Can you imagine trying to track 10-20 credit cards? You’d have to figure whether you’ve met the spending requirement for each, pay off the monthly balances each time (because if don’t pay them off and are charged interest you just cancelled out all the card rewards), and cancel the card before the annual fee hits. That’s a lot of freakin work.
Credit Cards Make You Spend More. Sure credit cards don’t make everybody spend more, just the majority of the population. And it’s not by a small number either (12-18%.) Don’t believe me? Check out this study.
So if you’re subconsciously spending more money because you’re using a credit card you could have just saved the difference and paid for your vacation with cash. Then you wouldn’t have to worry about keeping up with a dozen cards.
My Expenses Aren’t Enough. My budget (not including taxes) doesn’t drift off far past the $1600/month. I’d have a super hard time meeting the minimum spending requirements on one card let alone 10.
So if you have a low expense lifestyle you’re really not going to bank on credit card points.
Sorry I just had to get all that in there.
I don’t what you to think that it’s not possible to use credit card rewards to fund vacations, because obviously it is.
I just don’t want you to jump in and sign up for ten credit cards at once and then get screwed. It’s very risky and attention to detail is absolutely crucial. You need to manage those credit cards like it’s a business.

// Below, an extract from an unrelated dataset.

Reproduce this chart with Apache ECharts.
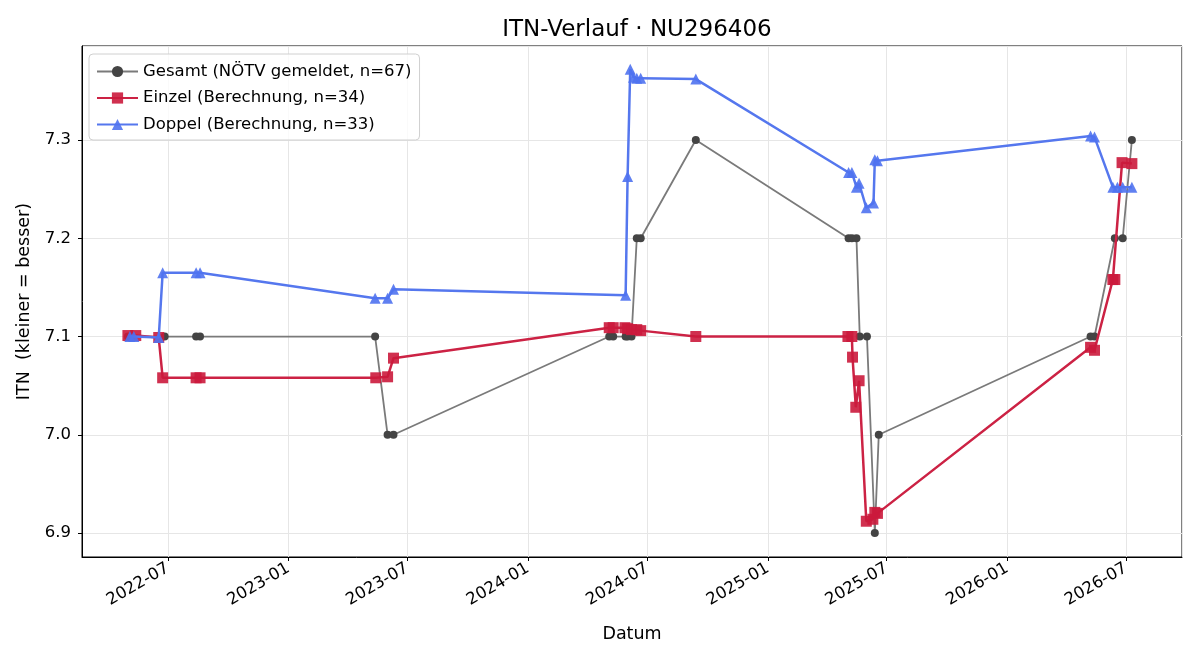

Most people don’t have the discipline to do that. I know I don’t.
Funding Vacation with Cash
Since I don’t want to deter my savings the whole plan is to just cash in all the change we can find between the two of us.
I’m pretty confident that it’s going to be in the $500-$600 range. (But then I’m completely guessing so I could be way off.)
So the things I’ve thought of so far include
-camping (or renting a cabin for a couple of nights)
-two days at Kings Island
What would you do for vacation with $600?